DiffSplat AI: Fast 3D Model Generation from Text or Images

In this article, I’ll walk you through the 3d model generator tool called DiffSplat, a tool that generates 3D models from text prompts or images. The models are created in the form of what’s called a Gaussian Splat, which, in simple terms, is a cloud of tiny colored points in 3D space.

What’s even more impressive is how fast this process is—it only takes about 1 to 2 seconds to generate a model.

What is DiffSplat?

DiffSplat is a tool that allows you to create 3D models using either a text description or an image. The output is a Gaussian Splat, which is essentially a collection of small, colored points arranged in 3D space. This method is not only visually appealing but also incredibly efficient, as it generates models in just a couple of seconds.

DiffSplat 3D Model Generation

DiffSplat Model Overview:

Feature	Details
Model Name	DiffSplat
Functionality	Fast 3D model generation from text or images using Gaussian splats
GitHub Repo	DiffSplat GitHub Repo
GitHub Pages	DiffSplat GitHub Pages
Hugging Face Model	DiffSplat Model on Hugging Face
arXiv	arxiv:2501.16764

How DiffSplat Works

Input Options: Text or Image

DiffSplat accepts two types of inputs:

Text Descriptions: You can describe the 3D model you want, and DiffSplat will generate it for you.
Images: You can upload an image, and the tool will create a 3D model based on it.

DiffSplat Image to 3D Model

The Process Behind DiffSplat

Here’s a step-by-step breakdown of how DiffSplat generates 3D models:

Input Processing:
- Whether you provide a text description or an image, DiffSplat plugs this input into a diffusion model. This diffusion model functions similarly to image generators like Stable Diffusion or Flux.
Image Generation:
- The diffusion model generates an image based on your input. One of the great features of DiffSplat is its flexibility—you can use different image generators such as SDXL, PixArt, or Stable Diffusion 3, depending on your preference.
Latent Decoder:
- The generated image is then passed through a latent decoder, which converts it into a 3D model.
3D Rendering Loss Component:
- To ensure the 3D model remains consistent from different angles, DiffSplat uses a 3D rendering loss component. This component provides coherence across various views, making the model look accurate and realistic no matter how you rotate or view it.

Examples of DiffSplat in Action

Text-to-3D Model Generation

DiffSplat excels at turning text descriptions into 3D models. For instance, if you describe a “steampunk robot,” the tool will generate a 3D model that matches your description. The results are often impressive, even for complex or detailed characters.

Image-to-3D Model Generation

You can also upload an image, and DiffSplat will create a 3D model based on it. Here are some key observations:

Handling Complex Characters: Even if the uploaded character is highly detailed and intricate, DiffSplat manages to process it effectively.
Estimating the Back of the Character: The tool can accurately predict what the back of the character would look like, ensuring a complete and consistent 3D model.

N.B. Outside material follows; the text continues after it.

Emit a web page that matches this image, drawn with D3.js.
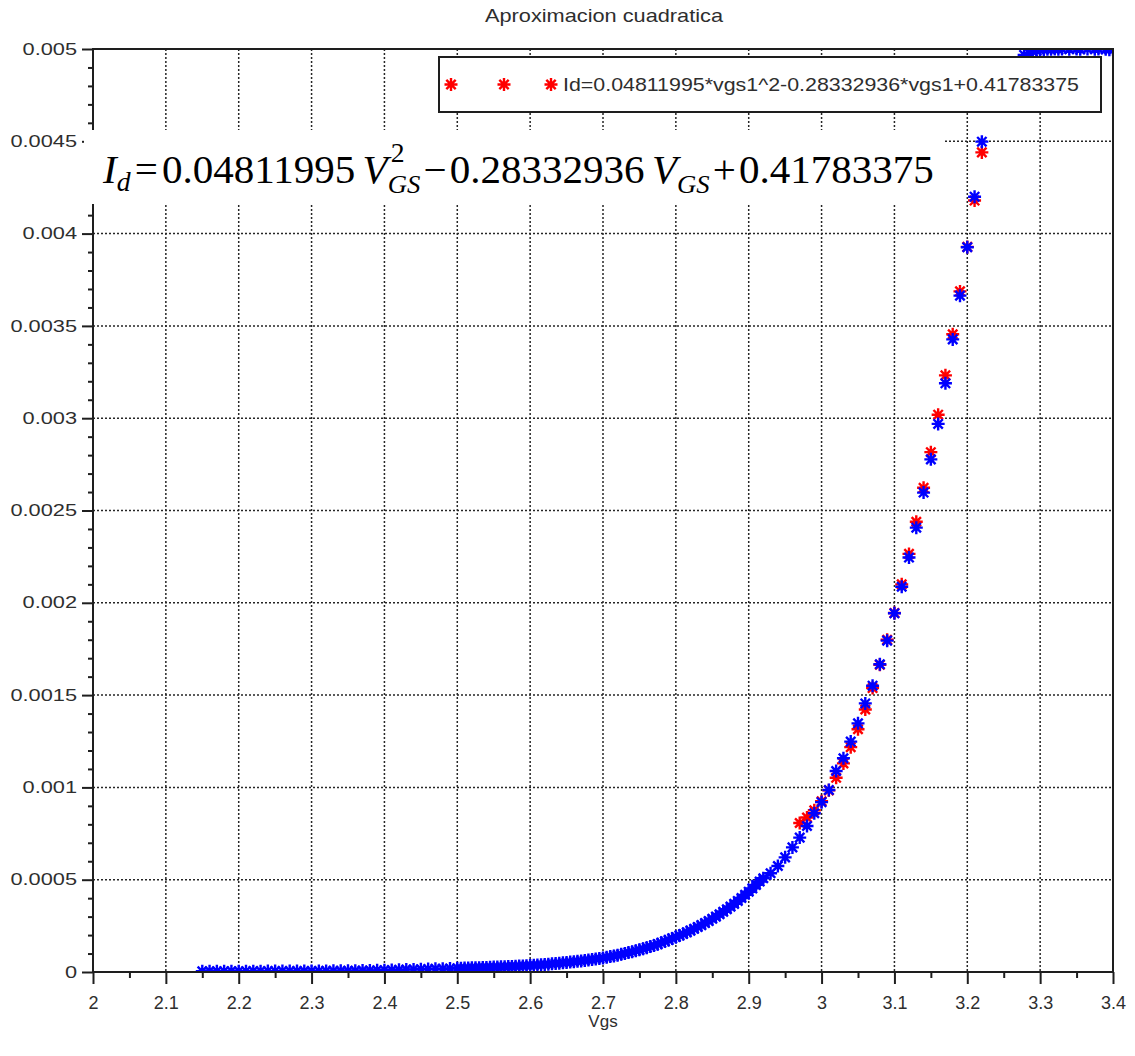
<!DOCTYPE html>
<html>
<head>
<meta charset="utf-8">
<script src="https://cdn.jsdelivr.net/npm/d3@7"></script>
<style>
  body { margin: 0; background: #fff; }
  svg { display: block; }
</style>
</head>
<body>
<svg id="chart" width="1135" height="1056"></svg>
<script>
// ---- text ----
const titleText = "Aproximacion cuadratica";
const xAxisLabel = "Vgs";
const legendLabel = "Id=0.04811995*vgs1^2-0.28332936*vgs1+0.41783375";

// ---- axis ticks ----
const xTicks = [2, 2.1, 2.2, 2.3, 2.4, 2.5, 2.6, 2.7, 2.8, 2.9, 3, 3.1, 3.2, 3.3, 3.4];
const xTickLabels = ["2", "2.1", "2.2", "2.3", "2.4", "2.5", "2.6", "2.7", "2.8", "2.9", "3", "3.1", "3.2", "3.3", "3.4"];
const yTicks = [0, 0.0005, 0.001, 0.0015, 0.002, 0.0025, 0.003, 0.0035, 0.004, 0.0045, 0.005];
const yTickLabels = ["0", "0.0005", "0.001", "0.0015", "0.002", "0.0025", "0.003", "0.0035", "0.004", "0.0045", "0.005"];

// ---- quadratic fit, evaluated on the upper part of the sweep (A) ----
const fitVgs = [2.97, 2.98, 2.99, 3.00, 3.01, 3.02, 3.03, 3.04, 3.05, 3.06, 3.07, 3.08, 3.09,
                3.10, 3.11, 3.12, 3.13, 3.14, 3.15, 3.16, 3.17, 3.18, 3.19, 3.20, 3.21, 3.22];
const fitId = [0.000807, 0.000837, 0.000876, 0.000925, 0.000984, 0.001052, 0.001130, 0.001218,
               0.001315, 0.001422, 0.001538, 0.001664, 0.001800, 0.001945, 0.002100, 0.002265,
               0.002439, 0.002623, 0.002816, 0.003019, 0.003232, 0.003455, 0.003687, 0.003928,
               0.004179, 0.004440];

// ---- measured drain current vs gate voltage (A) ----
const measVgs = [
  2.15, 2.16, 2.17, 2.18, 2.19, 2.20, 2.21, 2.22, 2.23, 2.24, 2.25, 2.26, 2.27, 2.28, 2.29,
  2.30, 2.31, 2.32, 2.33, 2.34, 2.35, 2.36, 2.37, 2.38, 2.39,
  2.40, 2.41, 2.42, 2.43, 2.44, 2.45, 2.46, 2.47, 2.48, 2.49,
  2.500, 2.505, 2.510, 2.515, 2.520, 2.525, 2.530, 2.535, 2.540, 2.545,
  2.550, 2.555, 2.560, 2.565, 2.570, 2.575, 2.580, 2.585, 2.590, 2.595,
  2.600, 2.605, 2.610, 2.615, 2.620, 2.625, 2.630, 2.635, 2.640, 2.645,
  2.650, 2.655, 2.660, 2.665, 2.670, 2.675, 2.680, 2.685, 2.690, 2.695,
  2.700, 2.705, 2.710, 2.715, 2.720, 2.725, 2.730, 2.735, 2.740, 2.745,
  2.750, 2.755, 2.760, 2.765, 2.770, 2.775, 2.780, 2.785, 2.790, 2.795,
  2.800, 2.805, 2.810, 2.815, 2.820, 2.825, 2.830, 2.835, 2.840, 2.845,
  2.850, 2.855, 2.860, 2.865, 2.870, 2.875, 2.880, 2.885, 2.890, 2.895,
  2.900, 2.905, 2.910, 2.915, 2.920,
  2.93, 2.94, 2.95, 2.96, 2.97, 2.98, 2.99, 3.00, 3.01, 3.02, 3.03, 3.04, 3.05, 3.06, 3.07,
  3.08, 3.09, 3.10, 3.11, 3.12, 3.13, 3.14, 3.15, 3.16, 3.17, 3.18, 3.19, 3.20, 3.21, 3.22,
  3.278, 3.285, 3.290, 3.295, 3.300, 3.305, 3.310, 3.315, 3.320, 3.325, 3.330, 3.340,
  3.350, 3.355, 3.365, 3.375, 3.380, 3.390, 3.395, 3.400
];
const measId = [
  4.0e-6, 4.2e-6, 4.0e-6, 4.3e-6, 4.4e-6, 4.2e-6, 4.5e-6, 4.6e-6, 4.5e-6, 4.8e-6, 4.9e-6, 5.0e-6, 5.0e-6, 5.3e-6, 5.4e-6,
  5.6e-6, 5.8e-6, 6.0e-6, 6.2e-6, 6.5e-6, 6.8e-6, 7.2e-6, 7.7e-6, 8.3e-6, 9.0e-6,
  1.0e-5, 1.1e-5, 1.2e-5, 1.3e-5, 1.4e-5, 1.5e-5, 1.6e-5, 1.7e-5, 1.8e-5, 1.9e-5,
  2.00e-5, 2.06e-5, 2.12e-5, 2.17e-5, 2.24e-5, 2.30e-5, 2.37e-5, 2.43e-5, 2.50e-5, 2.57e-5,
  2.65e-5, 2.72e-5, 2.80e-5, 2.88e-5, 2.96e-5, 3.04e-5, 3.13e-5, 3.22e-5, 3.31e-5, 3.40e-5,
  3.50e-5, 3.64e-5, 3.78e-5, 3.93e-5, 4.09e-5, 4.25e-5, 4.42e-5, 4.59e-5, 4.77e-5, 4.96e-5,
  5.16e-5, 5.36e-5, 5.57e-5, 5.79e-5, 6.02e-5, 6.26e-5, 6.51e-5, 6.76e-5, 7.03e-5, 7.31e-5,
  7.60e-5, 7.96e-5, 8.33e-5, 8.72e-5, 9.13e-5, 9.56e-5, 1.00e-4, 1.05e-4, 1.10e-4, 1.15e-4,
  1.20e-4, 1.26e-4, 1.32e-4, 1.38e-4, 1.44e-4, 1.51e-4, 1.58e-4, 1.66e-4, 1.73e-4, 1.82e-4,
  1.90e-4, 1.98e-4, 2.06e-4, 2.15e-4, 2.24e-4, 2.34e-4, 2.44e-4, 2.54e-4, 2.65e-4, 2.76e-4,
  2.88e-4, 3.00e-4, 3.13e-4, 3.26e-4, 3.40e-4, 3.54e-4, 3.69e-4, 3.85e-4, 4.01e-4, 4.18e-4,
  4.35e-4, 4.53e-4, 4.72e-4, 4.90e-4, 5.08e-4,
  5.35e-4, 5.74e-4, 6.21e-4, 6.75e-4, 7.28e-4, 7.91e-4, 8.60e-4, 9.20e-4, 9.86e-4, 1.089e-3,
  1.158e-3, 1.248e-3, 1.347e-3, 1.455e-3, 1.551e-3, 1.667e-3, 1.795e-3, 1.943e-3, 2.087e-3, 2.245e-3,
  2.407e-3, 2.597e-3, 2.777e-3, 2.969e-3, 3.189e-3, 3.427e-3, 3.664e-3, 3.926e-3, 4.200e-3, 4.498e-3,
  4.968e-3, 4.978e-3, 4.986e-3, 4.991e-3, 4.995e-3, 4.997e-3, 4.998e-3, 4.999e-3, 5.000e-3, 4.998e-3,
  5.000e-3, 4.999e-3, 5.000e-3, 4.998e-3, 5.000e-3, 4.999e-3, 5.000e-3, 4.998e-3, 4.996e-3, 4.999e-3
];

// ---- layout ----
const W = 1135, H = 1056;
const plot = { left: 93, right: 1113, top: 49, bottom: 972 };
const sans = "'Liberation Sans', Arial, Helvetica, sans-serif";
const serif = "'Liberation Serif', 'Times New Roman', Times, serif";
const labelColor = "#2e2e2e";
const axisColor = "#1e1e1e";

const svg = d3.select("#chart");

const x = d3.scaleLinear().domain([2, 3.4]).range([plot.left, plot.right]);
const y = d3.scaleLinear().domain([0, 0.005]).range([plot.bottom, plot.top]);

const xMinor = d3.range(2.05, 3.4, 0.1);
const yMinor = d3.range(1, 50).filter(i => i % 5 !== 0).map(i => i * 1e-4);

// widen a text node horizontally by a factor
function stretch(sel, k) {
  sel.each(function () {
    const w = this.getComputedTextLength();
    d3.select(this).attr("textLength", w * k).attr("lengthAdjust", "spacingAndGlyphs");
  });
}

// ---- dotted grid ----
const grid = svg.append("g")
  .attr("stroke", "#262626")
  .attr("stroke-width", 1.5)
  .attr("stroke-dasharray", "2,2");
grid.selectAll("line.gx").data(xTicks.slice(1, -1)).join("line")
  .attr("class", "gx")
  .attr("x1", d => x(d)).attr("x2", d => x(d))
  .attr("y1", plot.top).attr("y2", plot.bottom);
grid.selectAll("line.gy").data(yTicks.slice(1, -1)).join("line")
  .attr("class", "gy")
  .attr("x1", plot.left).attr("x2", plot.right)
  .attr("y1", d => y(d)).attr("y2", d => y(d));

// ---- asterisk marker ----
function asterisk(r) {
  const k = r * 0.72;
  return `M${-r},0H${r}M0,${-r}V${r}M${-k},${-k}L${k},${k}M${-k},${k}L${k},${-k}`;
}
const markR = 6.5;
const markW = 2.4;

svg.append("clipPath").attr("id", "plotClip")
  .append("rect")
  .attr("x", plot.left).attr("y", plot.top)
  .attr("width", plot.right - plot.left).attr("height", plot.bottom - plot.top);

const marks = svg.append("g").attr("clip-path", "url(#plotClip)");

// fitted curve (red) below measured points (blue)
marks.append("g")
  .attr("stroke", "#ff0000").attr("stroke-width", markW).attr("fill", "none")
  .selectAll("path").data(fitVgs).join("path")
  .attr("d", asterisk(markR))
  .attr("transform", (d, i) => `translate(${x(d)},${y(fitId[i])})`);

marks.append("g")
  .attr("stroke", "#0000ff").attr("stroke-width", markW).attr("fill", "none")
  .selectAll("path").data(measVgs).join("path")
  .attr("d", asterisk(markR))
  .attr("transform", (d, i) => `translate(${x(d)},${y(measId[i])})`);

// ---- axes ----
const xAxisG = svg.append("g").attr("transform", `translate(0,${plot.bottom})`)
  .call(d3.axisBottom(x).tickValues(xTicks).tickFormat((d, i) => xTickLabels[i])
    .tickSize(12).tickSizeOuter(0));
xAxisG.select(".domain").remove();
xAxisG.selectAll(".tick line").attr("stroke", axisColor).attr("stroke-width", 2);
xAxisG.selectAll(".tick text")
  .attr("y", 37).attr("dy", 0)
  .attr("font-family", sans).attr("font-size", 18).attr("fill", labelColor);

const xMinorG = svg.append("g").attr("transform", `translate(0,${plot.bottom})`)
  .call(d3.axisBottom(x).tickValues(xMinor).tickFormat("").tickSize(6).tickSizeOuter(0));
xMinorG.select(".domain").remove();
xMinorG.selectAll(".tick line").attr("stroke", axisColor).attr("stroke-width", 2);

const yAxisG = svg.append("g").attr("transform", `translate(${plot.left},0)`)
  .call(d3.axisLeft(y).tickValues(yTicks).tickFormat((d, i) => yTickLabels[i])
    .tickSize(11).tickPadding(5).tickSizeOuter(0));
yAxisG.select(".domain").remove();
yAxisG.selectAll(".tick line").attr("stroke", axisColor).attr("stroke-width", 2);
yAxisG.selectAll(".tick text")
  .attr("font-family", sans).attr("font-size", 16).attr("fill", labelColor);
stretch(yAxisG.selectAll(".tick text"), 1.36);

const yMinorG = svg.append("g").attr("transform", `translate(${plot.left},0)`)
  .call(d3.axisLeft(y).tickValues(yMinor).tickFormat("").tickSize(5).tickSizeOuter(0));
yMinorG.select(".domain").remove();
yMinorG.selectAll(".tick line").attr("stroke", axisColor).attr("stroke-width", 2);

// axes box
svg.append("rect")
  .attr("x", plot.left).attr("y", plot.top)
  .attr("width", plot.right - plot.left).attr("height", plot.bottom - plot.top)
  .attr("fill", "none").attr("stroke", axisColor).attr("stroke-width", 2);

// ---- title and axis label ----
svg.append("text")
  .attr("x", 485).attr("y", 21.5)
  .attr("font-family", sans).attr("font-size", 18.5).attr("fill", labelColor)
  .attr("textLength", 238).attr("lengthAdjust", "spacingAndGlyphs")
  .text(titleText);

svg.append("text")
  .attr("x", (plot.left + plot.right) / 2).attr("y", 1027)
  .attr("text-anchor", "middle")
  .attr("font-family", sans).attr("font-size", 17).attr("fill", labelColor)
  .text(xAxisLabel);

// ---- equation annotation on a white panel ----
svg.append("rect")
  .attr("x", 84).attr("y", 130).attr("width", 861).attr("height", 74)
  .attr("fill", "#fff");

const eq = svg.append("g")
  .attr("font-family", serif).attr("fill", "#000");
let cx = 0;
function piece(str, opt) {
  const o = Object.assign({ italic: false, size: 40, dy: 0, gap: 0 }, opt || {});
  const t = eq.append("text")
    .attr("x", cx + o.gap).attr("y", o.dy)
    .attr("font-size", o.size)
    .attr("font-style", o.italic ? "italic" : "normal")
    .text(str);
  const w = t.node().getComputedTextLength();
  return { t, w: o.gap + w };
}
function add(str, opt) { cx += piece(str, opt).w; }
add("I", { italic: true });
add("d", { italic: true, size: 27, dy: 8 });
add("=", { gap: 4 });
add("0.04811995", { gap: 4 });
add("V", { italic: true, gap: 7 });
{
  const sup = piece("2", { size: 27, dy: -21, gap: 3 });
  const sub = piece("GS", { italic: true, size: 26, dy: 10, gap: 0 });
  cx += Math.max(sup.w, sub.w);
}
add("\u2212", { gap: 3 });
add("0.28332936", { gap: 3 });
add("V", { italic: true, gap: 7 });
add("GS", { italic: true, size: 26, dy: 10 });
add("+", { gap: 3 });
add("0.41783375", { gap: 3 });
const eqScale = (934 - 103) / cx;
eq.attr("transform", `translate(103,183) scale(${eqScale},1)`);

// ---- legend ----
const leg = svg.append("g");
leg.append("rect")
  .attr("x", 439).attr("y", 57).attr("width", 662).attr("height", 55)
  .attr("fill", "#fff").attr("stroke", axisColor).attr("stroke-width", 2);
leg.append("g")
  .attr("stroke", "#ff0000").attr("stroke-width", markW).attr("fill", "none")
  .selectAll("path").data([451, 504, 551]).join("path")
  .attr("d", asterisk(markR))
  .attr("transform", d => `translate(${d},84.5)`);
leg.append("text")
  .attr("x", 563).attr("y", 91)
  .attr("font-family", sans).attr("font-size", 19).attr("fill", labelColor)
  .attr("textLength", 516).attr("lengthAdjust", "spacingAndGlyphs")
  .text(legendLabel);
</script>
</body>
</html>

Advanced Features of DiffSplat

DiffSplat is not just limited to generating 3D models from text or images. It also offers several advanced features that make it a versatile tool for 3D modeling.

Estimating Normal Maps

A normal map is a way to estimate the surface details of an object. DiffSplat can take an original object and generate its normal map. Once you have this map, you can combine it with a new text description (e.g., “steampunk robot”) to create a completely new object based on the original surface details.

Extracting Depth Maps

Another powerful feature is the ability to extract a depth map from an object. A depth map provides information about the distance of the object’s surfaces from a viewpoint. You can use this depth map, along with a new text description, to generate fresh 3D models that align with the original object’s depth information.

Extracting Edges

DiffSplat can also extract the edges of an original object. By combining these edges with different text prompts, you can create new 3D models that align with the extracted edges. This feature opens up a wide range of creative possibilities.

Getting Started with DiffSplat

If you’re excited to try out DiffSplat, the good news is that it’s already available on GitHub. The repository includes all the instructions you need to install and run the tool locally.

Here’s what you’ll find in the GitHub repo:

Installation Guide: Step-by-step instructions to set up DiffSplat on your system.
Usage Instructions: Detailed explanations on how to use the tool for text-to-3D and image-to-3D generation.
Customization Options: Information on how to integrate different image generators like SDXL, PixArt, or Stable Diffusion 3.

Why DiffSplat Stands Out

DiffSplat is a powerful and versatile tool for 3D modeling.

Speed: It generates 3D models in just 1 to 2 seconds.
Flexibility: You can use text descriptions or images as inputs, and even switch between different image generators.
Coherence: The 3D rendering loss component ensures that the models remain consistent from all angles.
Advanced Features: From normal maps to depth maps and edge extraction, DiffSplat offers a range of tools to enhance your 3D modeling experience.

Final Thoughts

DiffSplat is an incredible tool for anyone interested in 3D modeling. With the ability to generate models from text or images, and the option to customize the process using different image generators.